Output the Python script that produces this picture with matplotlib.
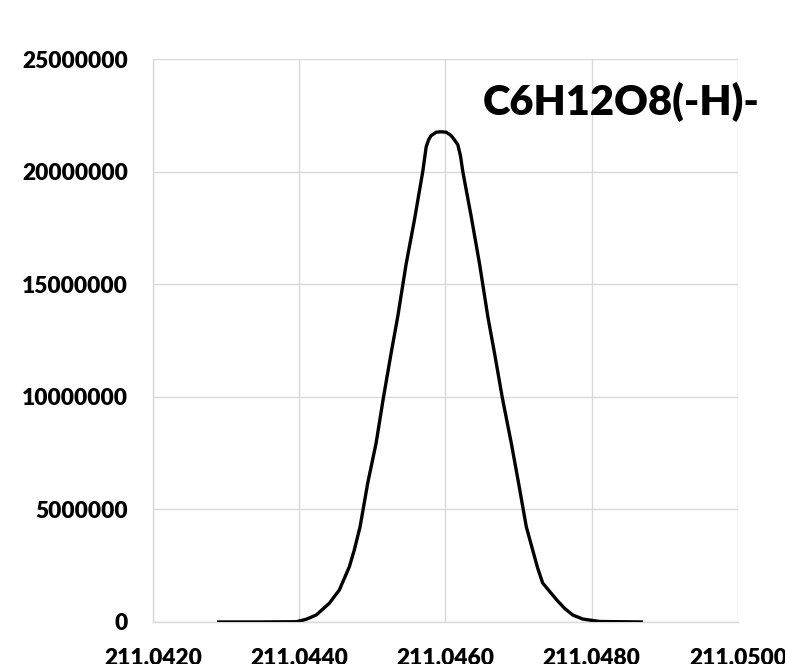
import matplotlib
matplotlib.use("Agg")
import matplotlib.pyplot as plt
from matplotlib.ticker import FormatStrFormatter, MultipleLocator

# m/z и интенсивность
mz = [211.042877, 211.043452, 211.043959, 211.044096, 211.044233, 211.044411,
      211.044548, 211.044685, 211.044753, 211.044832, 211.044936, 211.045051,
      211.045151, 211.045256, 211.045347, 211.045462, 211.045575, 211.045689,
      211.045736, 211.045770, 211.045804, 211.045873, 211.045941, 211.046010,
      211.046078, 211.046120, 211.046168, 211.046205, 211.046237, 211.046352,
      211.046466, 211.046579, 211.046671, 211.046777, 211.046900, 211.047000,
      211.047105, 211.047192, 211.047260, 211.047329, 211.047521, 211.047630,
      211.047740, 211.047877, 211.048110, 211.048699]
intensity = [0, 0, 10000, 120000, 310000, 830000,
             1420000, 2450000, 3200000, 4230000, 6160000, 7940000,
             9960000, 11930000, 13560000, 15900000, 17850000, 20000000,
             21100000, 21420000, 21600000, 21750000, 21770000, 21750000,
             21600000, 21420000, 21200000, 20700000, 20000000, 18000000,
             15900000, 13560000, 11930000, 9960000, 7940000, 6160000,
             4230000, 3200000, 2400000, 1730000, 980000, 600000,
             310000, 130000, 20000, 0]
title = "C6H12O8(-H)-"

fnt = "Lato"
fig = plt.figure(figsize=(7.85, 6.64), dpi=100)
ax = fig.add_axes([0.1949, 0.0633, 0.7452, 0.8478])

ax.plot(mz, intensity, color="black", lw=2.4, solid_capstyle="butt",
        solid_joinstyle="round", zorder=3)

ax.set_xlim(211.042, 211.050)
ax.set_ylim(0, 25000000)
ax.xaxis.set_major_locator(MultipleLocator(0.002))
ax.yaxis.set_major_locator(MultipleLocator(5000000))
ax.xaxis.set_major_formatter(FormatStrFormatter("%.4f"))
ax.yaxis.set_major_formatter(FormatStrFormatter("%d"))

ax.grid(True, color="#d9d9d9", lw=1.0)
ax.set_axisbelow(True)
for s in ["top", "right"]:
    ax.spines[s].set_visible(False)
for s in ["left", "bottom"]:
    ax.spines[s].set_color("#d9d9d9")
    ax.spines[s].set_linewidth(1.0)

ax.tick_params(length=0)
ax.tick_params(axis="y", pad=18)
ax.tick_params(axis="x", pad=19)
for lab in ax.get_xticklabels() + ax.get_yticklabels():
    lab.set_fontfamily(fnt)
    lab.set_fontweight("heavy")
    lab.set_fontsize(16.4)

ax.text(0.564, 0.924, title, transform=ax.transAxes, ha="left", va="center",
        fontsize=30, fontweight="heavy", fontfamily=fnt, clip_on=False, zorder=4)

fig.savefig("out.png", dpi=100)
- - -
*GIVEN REQUEST*: Return nothing but the lines running from the start of the data to the line with "from matplotlib.ticker import", please, both ends included and no pictures.

*ANSWER*:
Output the Python script that produces this picture with matplotlib.
import matplotlib
matplotlib.use("Agg")
import matplotlib.pyplot as plt
from matplotlib.ticker import FormatStrFormatter, MultipleLocator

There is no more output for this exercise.